The Company has applied to list the Common Shares and the Common Shares underlying the Warrants on the TSX. Listing will be subject to satisfying all of the requirements of the TSX.
This news release does not constitute an offer to sell or a solicitation of an offer to buy any of the securities in the United States. The securities have not been and will not be registered under the United States Securities Act of 1933, as amended (the “U.S. Securities Act”) or any state securities laws and may not be offered or sold within the United States or to, or for the account or benefit of, U.S. Persons unless registered under the U.S. Securities Act and applicable state securities laws, unless an exemption from such registration is available.
In addition, the Company has applied to the Toronto Stock Exchange to extend the term and revise the price of a total of 2,903,571 common share purchase warrants. These warrants were issued as part of a private placement offering of securities of the Company which closed on November 15, 2012. These common share purchase warrants currently have an exercise price of USD$0.23 and an expiry date of November 15, 2015. The Company has applied to amend the exercise price to USD$0.18 and to extend the expiry date by one year to November 15, 2016. No insiders of the Company hold any of these common share purchase warrants, directly or indirectly, that are subject to the proposed amendment. Finalization of these amendments are subject to the approval of the TSX, but are not a condition to the Offering.

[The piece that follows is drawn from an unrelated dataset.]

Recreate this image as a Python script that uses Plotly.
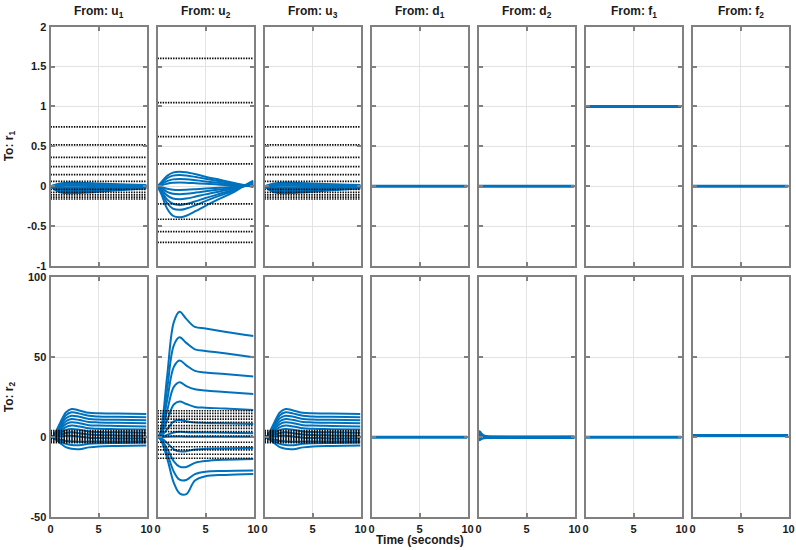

If all required approvals are obtained, these amendments will be effective ten business days from the date of this press release.
About Energizer Resources
Energizer Resources Inc. is a mineral exploration and development company based in Toronto, Canada, which is focused on developing its 100%-owned flagship Molo flaked Graphite Project located near Fotadrevo, in southern Madagascar.
This press release may contain forward-looking statements. These statements relate to future events and are subject to risks, uncertainties and assumptions about Energizer Resources Inc. Examples of forward-looking statements in this press release include statements regarding the anticipated timing of the completion of the Offering and the Escrow Release Conditions. These statements are only predictions based on the Company’s current expectations and projections about future events. Although the Company believes the expectations reflected in such forward-looking statements, and the assumptions upon which such forward-looking statements are made, are reasonable, there can be no assurance that such expectations will prove to be correct. Readers should not place undue reliance on these statements. Actual events or results may differ materially. Such forward-looking statements involve known and unknown risks, uncertainties and other factors that may cause the Company’s actual results, events or developments to be materially different from any future results, events or developments expressed or implied by such forward-looking statements. Many factors may cause the Company’s actual results to differ materially from any forward-looking statement, including the factors detailed in our filings with the Securities and Exchange Commission and Canadian securities regulatory authorities, including but not limited to our Annual Report on Form 10-K, our Quarterly Reports on Form 10-Q, our Current Reports on Form 8-K, our Annual Information Form and other filings with the Securities and Exchange Commission and Canadian securities regulatory authorities. The forward-looking statements contained in this news release are current as of the date hereof and are qualified in their entirety by this cautionary statement. Except as expressly required by applicable securities laws, the Company does not undertake any obligation to publicly update any forward-looking statements, whether as a result of new information, future events or otherwise.